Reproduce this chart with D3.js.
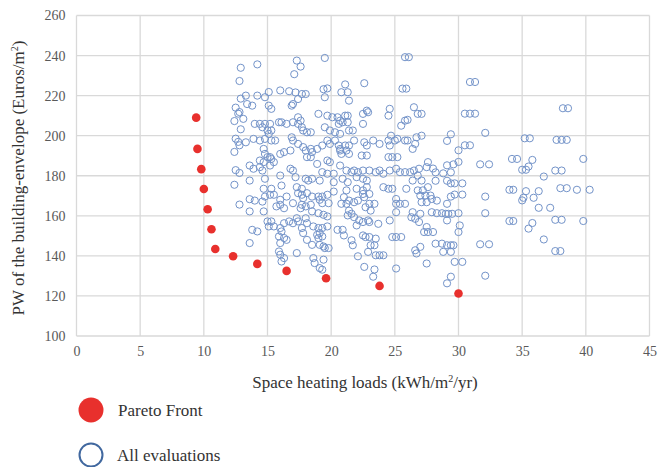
<!DOCTYPE html>
<html>
<head>
<meta charset="utf-8">
<script src="https://cdn.jsdelivr.net/npm/d3@7"></script>
<style>
  body { margin: 0; background: #fff; }
  svg { font-family: "Liberation Serif", "Times New Roman", serif; }
</style>
</head>
<body>
<svg id="chart" width="666" height="467"></svg>
<script>
const xTicks = [0, 5, 10, 15, 20, 25, 30, 35, 40, 45]
const yTicks = [100, 120, 140, 160, 180, 200, 220, 240, 260]

// red dots
const paretoFront = [
  [9.4, 209.0], [9.5, 193.4], [9.8, 183.3], [10.0, 173.4], [10.3, 163.3],
  [10.6, 153.3], [10.9, 143.4], [12.3, 139.8], [14.2, 136.0], [16.5, 132.5],
  [19.6, 128.8], [23.8, 125.0], [30.0, 121.2]
]

// hollow circles, split by load band
const evalsLow = [
  [12.9,233.9],[12.8,227.3],[12.9,218.5],[12.5,214.0],[12.8,211.8],[12.7,211.0],[12.4,207.3],[12.9,203.2],
  [12.5,198.5],[12.7,196.9],[12.8,195.2],[12.4,191.9],[12.5,182.8],[12.8,181.4],[12.4,175.5],[12.8,165.6],
  [14.2,235.6],[15.1,221.8],[16.0,222.6],[17.3,237.5],[17.6,234.5],[17.1,230.7],[19.5,238.8],[19.7,223.6],
  [19.4,223.2],[16.7,222.2],[17.2,221.6],
  [13.3,220.0],[14.2,220.0],[14.8,219.2],[13.4,215.8],[13.8,215.0],[15.1,215.0],[15.3,213.4],[16.9,215.0],
  [17.0,215.8],[17.4,218.3],[17.7,220.8],[18.0,220.8],[19.5,219.2],[19.0,210.9],[19.7,210.0],[20.1,209.2],
  [20.5,209.2],[20.6,205.9],[13.1,208.4],[14.0,205.9],[14.4,205.9],[14.6,204.2],[14.8,205.9],[15.2,205.9],
  [15.0,202.6],[15.1,200.9],[15.3,202.6],[15.9,206.7],[16.1,206.7],[16.5,205.9],[17.0,206.7],[17.4,205.9],
  [17.7,204.2],[17.8,202.6],[18.1,201.7],[18.4,201.7],[17.4,209.2],[17.6,207.5],[19.5,204.2],[19.9,202.6],
  [20.3,201.7],[20.7,200.9],[13.3,196.7],[13.9,198.4],[14.4,197.6],[14.8,198.4],[15.3,197.6],[15.6,197.6],
  [16.9,199.2],[17.0,197.6],[17.4,195.9],[17.8,194.3],[18.0,192.6],[18.4,193.4],[18.5,191.8],[18.9,193.4],
  [19.3,195.1],[19.7,197.6],[19.9,195.9],[20.3,197.6],[20.6,195.1],[20.7,192.6],[14.7,193.4],[14.8,190.9],
  [15.0,189.3],[15.2,189.3],[15.3,188.4],[15.5,186.8],[15.2,185.1],[16.0,190.9],[16.3,191.8],[16.8,192.6],
  [14.4,187.6],[14.7,186.8],[14.6,182.6],[14.4,184.3],[13.9,183.5],[13.6,185.1],[16.8,183.5],[17.0,182.6],
  [18.1,189.3],[18.4,189.3],[18.9,185.9],[19.7,187.6],[19.9,186.8],[19.3,181.8],[19.7,181.0],[20.2,181.0],
  [13.6,177.6],[14.8,178.5],[14.7,173.5],[15.3,173.5],[16.0,180.1],[16.1,175.1],[17.2,179.3],[17.3,174.3],
  [17.7,173.5],[18.0,178.5],[18.2,177.6],[18.5,178.5],[19.1,177.6],[20.2,176.8],
  [13.6,168.3],[14.0,167.6],[14.6,167.1],[14.8,169.6],[15.2,170.5],[15.5,170.5],[16.0,165.5],[16.3,163.8],
  [15.7,164.7],[16.5,169.6],[17.4,171.3],[17.7,170.5],[17.8,168.8],[18.1,171.3],[18.5,169.6],[19.0,169.6],
  [19.3,169.6],[19.1,168.0],[19.3,166.3],[19.7,170.5],[19.8,166.3],[20.2,172.1],[17.7,165.5],[18.0,164.7],
  [18.4,165.5],[18.5,162.2],[19.0,161.3],[19.4,160.5],[19.7,159.7],[13.6,162.2],[14.7,162.2],[16.0,168.0],
  [17.0,166.3],[17.6,163.8],[15.0,157.2],[15.3,157.2],[15.1,154.7],[15.5,154.7],[16.3,156.3],[16.7,157.2],
  [17.0,156.3],[17.3,158.8],[17.4,157.2],[18.0,158.8],[18.1,156.3],[18.6,154.7],[19.0,153.9],[19.3,153.9],
  [19.1,151.4],[18.9,150.5],[19.3,149.7],[19.7,154.7],[20.5,153.0],[13.8,153.0],[14.2,152.2],[13.6,146.4],
  [16.0,153.9],[16.1,152.2],[15.9,149.7],[16.3,148.9],[16.5,148.0],[16.0,146.4],[17.7,153.9],[17.8,151.4],
  [18.1,148.0],[18.5,145.5],[19.1,145.5],[19.4,144.7],[19.5,143.9],[19.8,143.9],[19.0,148.9],[15.9,142.2],
  [16.0,140.6],[16.3,138.9],[16.1,137.2],[17.3,141.4],[18.6,138.9],[18.7,136.4],[19.1,133.9],[19.3,133.1],
  [19.4,138.1]
]

const evalsMid = [
  [20.8,221.7],[21.3,221.7],[21.4,217.5],[22.8,212.5],[22.5,210.9],[22.9,211.7],[24.6,213.4],[24.5,210.0],
  [26.5,214.2],[26.8,210.9],[27.1,210.9],[21.1,210.0],[21.3,210.0],[20.7,207.5],[20.9,206.7],[21.3,206.7],
  [22.5,205.9],[25.5,205.0],[25.8,207.5],[26.0,207.9],[21.4,202.6],[21.7,202.6],[27.1,200.0],[20.7,193.4],
  [21.1,195.1],[21.4,195.1],[21.2,192.6],[20.8,190.9],[21.4,190.9],[21.8,197.6],[22.6,196.7],[22.8,195.1],
  [23.3,197.6],[23.8,195.9],[24.5,197.6],[24.6,195.1],[25.0,197.6],[25.2,198.4],[24.7,200.0],[25.8,197.6],
  [26.0,197.6],[26.7,199.2],[26.6,195.9],[26.4,193.4],[22.4,190.1],[22.8,190.1],[24.5,189.3],[24.8,189.3],
  [25.2,189.3],[27.6,186.8],[27.5,184.3],[26.9,183.5],[26.5,182.6],[26.2,181.8],[25.8,181.8],[26.8,180.1],
  [26.4,177.6],[27.1,177.6],[20.7,185.1],[21.2,182.6],[21.6,181.8],[21.8,182.6],[22.1,181.8],[22.5,182.6],
  [23.0,182.6],[23.5,181.8],[23.8,182.6],[24.1,181.0],[24.6,182.6],[25.1,183.5],[25.4,181.8],[20.9,178.5],
  [21.3,176.8],[22.0,179.3],[22.5,178.5],[22.8,177.6],[24.1,174.3],[24.5,173.5],[24.8,173.5],[21.2,172.7],
  [22.0,173.5],[22.5,172.7],[22.8,174.3],[25.9,173.5],[26.8,172.7],[27.2,172.7],[27.6,174.3],
  [21.1,225.6],[22.6,226.2],[21.0,169.3],[21.4,167.6],[21.8,166.8],[22.1,167.6],[21.2,166.0],[20.8,166.0],
  [22.5,170.9],[23.0,170.9],[22.6,169.3],[21.4,162.6],[21.6,161.0],[21.3,160.2],[21.8,159.3],[22.2,157.7],
  [22.5,156.9],[22.9,157.7],[23.0,156.9],[22.0,155.2],[23.7,156.0],[20.9,153.0],[21.0,150.2],[21.6,147.8],
  [21.7,145.3],[22.5,150.2],[22.7,149.4],[23.0,149.4],[23.5,148.6],[23.1,145.3],[23.4,145.3],[22.1,139.8],
  [22.9,142.0],[23.5,140.3],[23.8,140.3],[24.1,140.3],[22.6,134.5],[23.4,133.2],[23.3,129.6],[24.6,157.7],
  [25.1,161.8],[25.1,168.4],[25.1,166.0],[24.8,149.4],[25.1,149.4],[25.1,133.7],[23.0,166.0],[23.4,166.0],
  [23.1,162.6],[22.7,164.3]
]

const evalsHigh = [
  [25.8,239.2],[26.1,239.2],[30.9,226.8],[31.3,226.8],[25.6,223.5],[25.9,223.5],[30.5,211.0],[30.9,211.0],
  [31.3,211.0],[29.4,200.7],[29.1,197.4],[32.1,201.4],[30.5,195.2],[30.9,195.2],[30.0,192.7],[30.0,186.9],
  [31.7,185.7],[32.4,185.7],[28.0,183.6],[29.1,185.2],[29.6,185.7],[28.2,181.7],[28.8,181.2],[29.4,181.7],
  [28.2,177.5],[29.1,177.5],[29.4,176.2],[29.7,176.2],[30.3,176.2],[32.1,169.6],[29.7,170.6],[30.3,170.6],
  [27.0,170.1],[27.4,170.1],[27.8,170.1],[27.9,168.4],[27.5,166.8],[27.1,166.8],[28.3,167.6],[29.4,169.6],
  [29.1,166.0],[25.4,166.0],[25.8,166.0],[26.4,161.8],[26.3,159.3],[26.6,158.5],[27.0,161.0],[26.9,156.9],
  [27.9,161.8],[28.3,161.3],[28.7,161.3],[29.0,161.0],[29.2,161.0],[29.5,161.0],[30.0,161.3],[29.1,157.7],
  [32.1,161.3],[27.3,151.9],[27.6,151.9],[28.0,151.9],[27.5,154.4],[30.0,151.9],[30.1,155.2],[25.5,149.4],
  [28.2,146.1],[28.7,146.1],[29.1,145.3],[29.4,145.3],[29.6,145.3],[26.6,142.8],[26.7,141.2],[27.0,144.5],
  [28.8,142.0],[29.4,142.0],[31.7,145.8],[32.4,145.8],[27.5,136.2],[29.7,137.0],[30.3,137.0],[29.4,129.6],
  [29.1,126.3],[32.1,130.1],
  [38.2,213.7],[38.6,213.7],[35.2,198.7],[35.6,198.7],[37.7,197.9],[38.1,197.9],[38.5,197.9],[34.2,188.4],
  [34.6,188.4],[35.8,187.9],[39.8,188.4],[35.0,183.0],[35.3,183.0],[35.5,184.6],[37.6,182.6],[38.1,182.6],
  [36.7,179.6],[34.0,173.0],[34.3,173.0],[35.3,172.3],[36.3,172.3],[35.9,169.0],[38.0,173.8],[38.5,173.8],
  [39.3,173.0],[40.3,173.0],[35.1,169.0],[35.0,167.7],[36.3,164.0],[37.2,164.0],[34.0,157.4],[34.3,157.4],
  [35.8,156.4],[35.5,153.6],[37.6,158.0],[38.1,158.0],[39.8,157.4],[36.7,148.2],[37.6,142.4],[38.0,142.4]
]

const allEvaluations = evalsLow.concat(evalsMid, evalsHigh)

const svg = d3.select('#chart')
const plotLeft = 76.5, plotRight = 649.5, plotTop = 15.5, plotBottom = 336

const xScale = d3.scaleLinear().domain([0, 45]).range([plotLeft, plotRight])
const yScale = d3.scaleLinear().domain([100, 260]).range([plotBottom, plotTop])

// grid
svg.append('g').selectAll('line')
  .data(xTicks).enter().append('line')
  .attr('x1', d => xScale(d)).attr('x2', d => xScale(d))
  .attr('y1', plotTop).attr('y2', plotBottom)
  .attr('stroke', '#d9d9d9').attr('stroke-width', 1.3)

svg.append('g').selectAll('line')
  .data(yTicks).enter().append('line')
  .attr('x1', plotLeft).attr('x2', plotRight)
  .attr('y1', d => yScale(d)).attr('y2', d => yScale(d))
  .attr('stroke', '#d9d9d9').attr('stroke-width', 1.3)

const xAxis = d3.axisBottom(xScale).tickValues(xTicks).tickSize(0).tickPadding(10)
const yAxis = d3.axisLeft(yScale).tickValues(yTicks).tickSize(0).tickPadding(11)

const gx = svg.append('g')
  .attr('transform', `translate(0, ${plotBottom})`)
  .call(xAxis)
const gy = svg.append('g')
  .attr('transform', `translate(${plotLeft}, 0)`)
  .call(yAxis)

;[gx, gy].forEach(g => {
  g.select('.domain').remove()
  g.selectAll('text')
    .attr('font-family', '"Liberation Serif", serif')
    .attr('font-size', 14)
    .attr('fill', '#595959')
})

// all evaluations
svg.append('g').selectAll('circle')
  .data(allEvaluations).enter().append('circle')
  .attr('cx', d => xScale(d[0]))
  .attr('cy', d => yScale(d[1]))
  .attr('r', 3.6)
  .attr('fill', 'none')
  .attr('stroke', '#7393c9')
  .attr('stroke-width', 1)

// pareto front
svg.append('g').selectAll('circle')
  .data(paretoFront).enter().append('circle')
  .attr('cx', d => xScale(d[0]))
  .attr('cy', d => yScale(d[1]))
  .attr('r', 4.3)
  .attr('fill', '#e8302d')

// axis titles
const xTitle = svg.append('text')
  .attr('x', 365).attr('y', 388)
  .attr('text-anchor', 'middle')
  .attr('font-size', 17).attr('fill', '#333')
xTitle.append('tspan').text('Space heating loads (kWh/m')
xTitle.append('tspan').text('2').attr('font-size', 10).attr('dy', -6)
xTitle.append('tspan').text('/yr)').attr('dy', 6)

const yTitle = svg.append('text')
  .attr('transform', 'translate(24, 178) rotate(-90)')
  .attr('text-anchor', 'middle')
  .attr('font-size', 17).attr('fill', '#333')
yTitle.append('tspan').text('PW of the building-envelope (Euros/m')
yTitle.append('tspan').text('2').attr('font-size', 10).attr('dy', -6)
yTitle.append('tspan').text(')').attr('dy', 6)

// legend
const legend = svg.append('g')
legend.append('circle')
  .attr('cx', 91).attr('cy', 410).attr('r', 12.5)
  .attr('fill', '#e8302d')
legend.append('text')
  .attr('x', 118).attr('y', 416)
  .attr('font-size', 17).attr('fill', '#333')
  .text('Pareto Front')
legend.append('circle')
  .attr('cx', 91).attr('cy', 455).attr('r', 11.5)
  .attr('fill', 'none')
  .attr('stroke', '#41689f').attr('stroke-width', 2)
legend.append('text')
  .attr('x', 117).attr('y', 461)
  .attr('font-size', 17).attr('fill', '#333')
  .text('All evaluations')
</script>
</body>
</html>
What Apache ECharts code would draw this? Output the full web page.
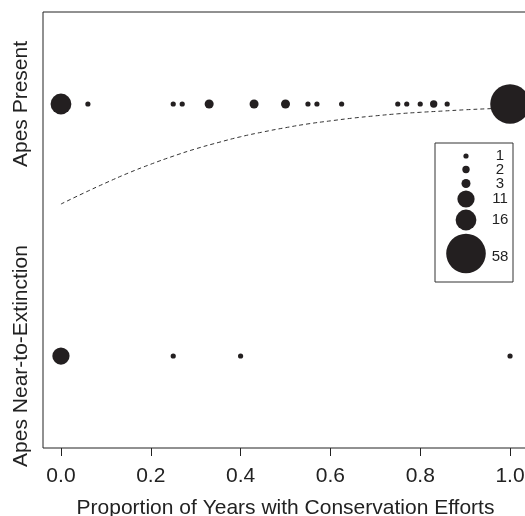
<!DOCTYPE html>
<html>
<head>
<meta charset="utf-8">
<script src="https://cdn.jsdelivr.net/npm/echarts@6/dist/echarts.min.js"></script>
<style>
html,body{margin:0;padding:0;background:#fff;}
#chart{width:525px;height:516px;}
</style>
</head>
<body>
<div id="chart"></div>
<script>
// ---- data ----
const presentX = [0.00, 0.06, 0.25, 0.27, 0.33, 0.43, 0.50, 0.55, 0.57, 0.625, 0.75, 0.77, 0.80, 0.83, 0.86, 1.00];
const presentN = [16, 1, 1, 1, 3, 3, 3, 1, 1, 1, 1, 1, 1, 2, 1, 58];
const extinctX = [0.00, 0.25, 0.40, 1.00];
const extinctN = [11, 1, 1, 1];
const curveX = [0.00, 0.05, 0.10, 0.15, 0.20, 0.25, 0.30, 0.35, 0.40, 0.45, 0.50, 0.55, 0.60, 0.65, 0.70, 0.75, 0.80, 0.85, 0.90, 0.95, 1.00];
const curveY = [0.603, 0.646, 0.687, 0.726, 0.761, 0.793, 0.822, 0.847, 0.870, 0.889, 0.906, 0.921, 0.933, 0.944, 0.953, 0.961, 0.967, 0.972, 0.977, 0.981, 0.984];
const legendCounts = [1, 2, 3, 11, 16, 58];
const xTicks = [0, 0.2, 0.4, 0.6, 0.8, 1.0];
const yTickValues = [0, 1];
const yTickLabels = ['Apes Near-to-Extinction', 'Apes Present'];
const xTitle = 'Proportion of Years with Conservation Efforts';

// ---- layout / style ----
const FONT = '"Liberation Sans", Arial, Helvetica, sans-serif';
const INK = '#231f20';
const sizeOf = n => 5.2 * Math.sqrt(n);
const legendBox = {x: 435, y: 143, w: 78, h: 139};
const legendRowY = [156, 169.5, 183.5, 199, 220, 253.5];
const legendCircleX = 466;
const legendTextX = 500;

const chart = echarts.init(document.getElementById('chart'), null, {renderer: 'canvas'});

const legendGraphics = [{
  type: 'rect',
  shape: {x: legendBox.x, y: legendBox.y, width: legendBox.w, height: legendBox.h},
  style: {fill: '#fff', stroke: '#333', lineWidth: 1},
  z: 10
}];
legendCounts.forEach((n, i) => {
  legendGraphics.push({
    type: 'circle',
    shape: {cx: legendCircleX, cy: legendRowY[i], r: sizeOf(n) / 2},
    style: {fill: INK},
    z: 11
  });
  legendGraphics.push({
    type: 'text',
    x: legendTextX, y: legendRowY[i] + (n === 58 ? 3 : 0),
    style: {text: String(n), font: '15px ' + FONT, fill: '#222', align: 'center', verticalAlign: 'middle'},
    z: 11
  });
});

chart.setOption({
  animation: false,
  backgroundColor: '#fff',
  grid: {
    left: 43, right: -3, top: 12, bottom: 68,
    containLabel: false, outerBoundsMode: 'none',
    show: true, borderColor: '#222', borderWidth: 1, backgroundColor: 'transparent'
  },
  xAxis: {
    type: 'value', min: -0.04, max: 1.04,
    splitLine: {show: false},
    axisLine: {show: false, onZero: false},
    axisTick: {show: true, inside: false, customValues: xTicks, length: 8, lineStyle: {color: '#222', width: 1}},
    axisLabel: {
      customValues: xTicks, margin: 18,
      formatter: v => v.toFixed(1),
      fontSize: 21, fontFamily: FONT, color: '#222'
    },
    name: xTitle, nameLocation: 'middle', nameGap: 50,
    nameTextStyle: {fontSize: 21, fontFamily: FONT, color: '#222'}
  },
  yAxis: {
    type: 'value', min: -0.365, max: 1.365,
    splitLine: {show: false},
    axisLine: {show: false, onZero: false},
    axisTick: {show: false},
    axisLabel: {
      customValues: yTickValues, rotate: 90, margin: 11,
      formatter: v => yTickLabels[yTickValues.indexOf(Math.round(v))],
      fontSize: 21, fontFamily: FONT, color: '#222'
    }
  },
  series: [
    {
      type: 'line', data: curveX.map((x, i) => [x, curveY[i]]),
      showSymbol: false, smooth: true,
      lineStyle: {color: '#333', width: 1, type: [4, 3]},
      z: 1
    },
    {
      type: 'scatter', data: presentX.map((x, i) => [x, 1, presentN[i]]),
      symbolSize: v => sizeOf(v[2]),
      itemStyle: {color: INK, opacity: 1},
      z: 2
    },
    {
      type: 'scatter', data: extinctX.map((x, i) => [x, 0, extinctN[i]]),
      symbolSize: v => sizeOf(v[2]),
      itemStyle: {color: INK, opacity: 1},
      z: 2
    }
  ],
  graphic: legendGraphics
});
</script>
</body>
</html>
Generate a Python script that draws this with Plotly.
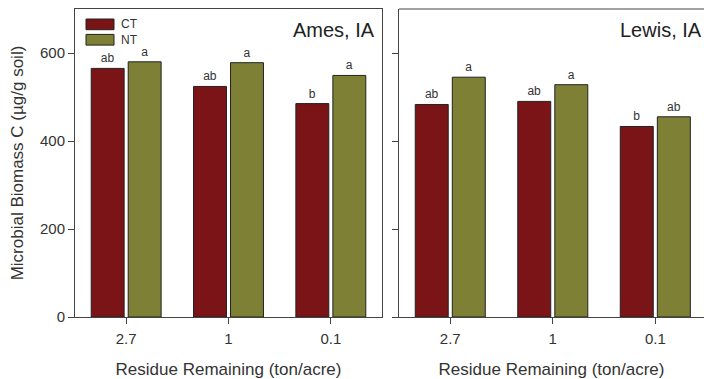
import plotly.graph_objects as go

categories = ["2.7", "1", "0.1"]
ames_ct = [565, 524, 485]
ames_nt = [580, 578, 549]
lewis_ct = [483, 490, 433]
lewis_nt = [545, 528, 455]
ames_ct_lbl = ["ab", "ab", "b"]
ames_nt_lbl = ["a", "a", "a"]
lewis_ct_lbl = ["ab", "ab", "b"]
lewis_nt_lbl = ["a", "a", "ab"]
y_ticks = [0, 200, 400, 600]

CT_COLOR = "#7B1416"
NT_COLOR = "#7E8035"
AX = "#444444"
TXT = "#333333"
FONT = "Liberation Sans, Arial, sans-serif"

fig = go.Figure()

def add_bars(xa, ya, ct, nt, ctl, ntl):
    for vals, lbl, col, name in [(ct, ctl, CT_COLOR, "CT"), (nt, ntl, NT_COLOR, "NT")]:
        fig.add_trace(go.Bar(
            x=categories, y=vals, name=name, text=lbl,
            textposition="outside", cliponaxis=False,
            textfont=dict(size=12, color=TXT, family=FONT),
            marker=dict(color=col, line=dict(color="#222222", width=1)),
            xaxis=xa, yaxis=ya, showlegend=False, offsetgroup=name,
        ))

add_bars("x", "y", ames_ct, ames_nt, ames_ct_lbl, ames_nt_lbl)
add_bars("x2", "y2", lewis_ct, lewis_nt, lewis_ct_lbl, lewis_nt_lbl)

W, H = 704, 379
ml, mr, mt, mb = 75, 0, 9, 62
pw = W - ml - mr
d1 = [0, (382 - ml) / pw]
d2 = [(399 - ml) / pw, 1]

axis_common = dict(showline=True, linecolor=AX, linewidth=1, ticks="outside",
                   tickcolor=AX, ticklen=6, showgrid=False, zeroline=False,
                   tickfont=dict(size=15, color=TXT, family=FONT))

fig.update_layout(
    width=W, height=H, margin=dict(l=ml, r=mr, t=mt, b=mb),
    paper_bgcolor="white", plot_bgcolor="white",
    barmode="group", bargap=0.277, bargroupgap=0.11,
    font=dict(family=FONT, color=TXT),
    xaxis=dict(domain=d1, range=[-0.5, 2.5], mirror=True, anchor="y",
               title=dict(text="Residue Remaining (ton/acre)", font=dict(size=17, color=TXT), standoff=17),
               ticklabelstandoff=2, **axis_common),
    yaxis=dict(domain=[0, 1], range=[0, 700], mirror=True, anchor="x",
               tickvals=y_ticks,
               title=dict(text="Microbial Biomass C (µg/g soil)", font=dict(size=17, color=TXT), standoff=12),
               **axis_common),
    xaxis2=dict(domain=d2, range=[-0.5, 2.475], mirror=False, anchor="y2",
                title=dict(text="Residue Remaining (ton/acre)", font=dict(size=17, color=TXT), standoff=17),
                ticklabelstandoff=2, **axis_common),
    yaxis2=dict(domain=[0, 1], range=[0, 700], anchor="x2", tickvals=y_ticks,
                showticklabels=False, **axis_common),
)

# top border for right panel
fig.add_shape(type="line", xref="x2 domain", yref="y2 domain", x0=0, x1=1, y0=1, y1=1,
              line=dict(color=AX, width=1))

# panel labels
fig.add_annotation(text="Ames, IA", xref="x domain", yref="y domain", x=0.985, y=0.975,
                   xanchor="right", yanchor="top", showarrow=False,
                   font=dict(size=20, color="#222222", family=FONT))
fig.add_annotation(text="Lewis, IA", xref="x2 domain", yref="y2 domain", x=1.0, y=0.975,
                   xanchor="right", yanchor="top", showarrow=False,
                   font=dict(size=20, color="#222222", family=FONT))

# legend (drawn manually)
legend_items = [("CT", CT_COLOR), ("NT", NT_COLOR)]
for i, (name, col) in enumerate(legend_items):
    y0 = 700 - (19.3 - 9.3) / 0.44 - i * (15.4 / 0.44)
    fig.add_shape(type="rect", xref="x domain", yref="y", x0=(86 - 75) / 307, x1=(114 - 75) / 307,
                  y0=y0 - 10.7 / 0.44, y1=y0, fillcolor=col, line=dict(color="#222222", width=1))
    fig.add_annotation(text=name, xref="x domain", yref="y", x=(119 - 75) / 307, y=y0 - 5.35 / 0.44,
                       xanchor="left", yanchor="middle", showarrow=False,
                       font=dict(size=12, color=TXT, family=FONT))

fig.write_html("out.html", config={"displayModeBar": False},
               post_script="document.body.style.margin='0';document.body.style.overflow='hidden';")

Exercise — Hand back the exact lines from the start of the entries to the line with "220, 240, 260]", both ends kept and pictures left out.

Full response —
Reproduce this chart with D3.js.
<!DOCTYPE html>
<html>
<head>
<meta charset="utf-8">
<script src="https://cdn.jsdelivr.net/npm/d3@7"></script>
<style>
  body { margin: 0; background: #fff; }
  svg { font-family: "Liberation Serif", "Times New Roman", serif; }
</style>
</head>
<body>
<svg id="chart" width="666" height="467"></svg>
<script>
const xTicks = [0, 5, 10, 15, 20, 25, 30, 35, 40, 45]
const yTicks = [100, 120, 140, 160, 180, 200, 220, 240, 260]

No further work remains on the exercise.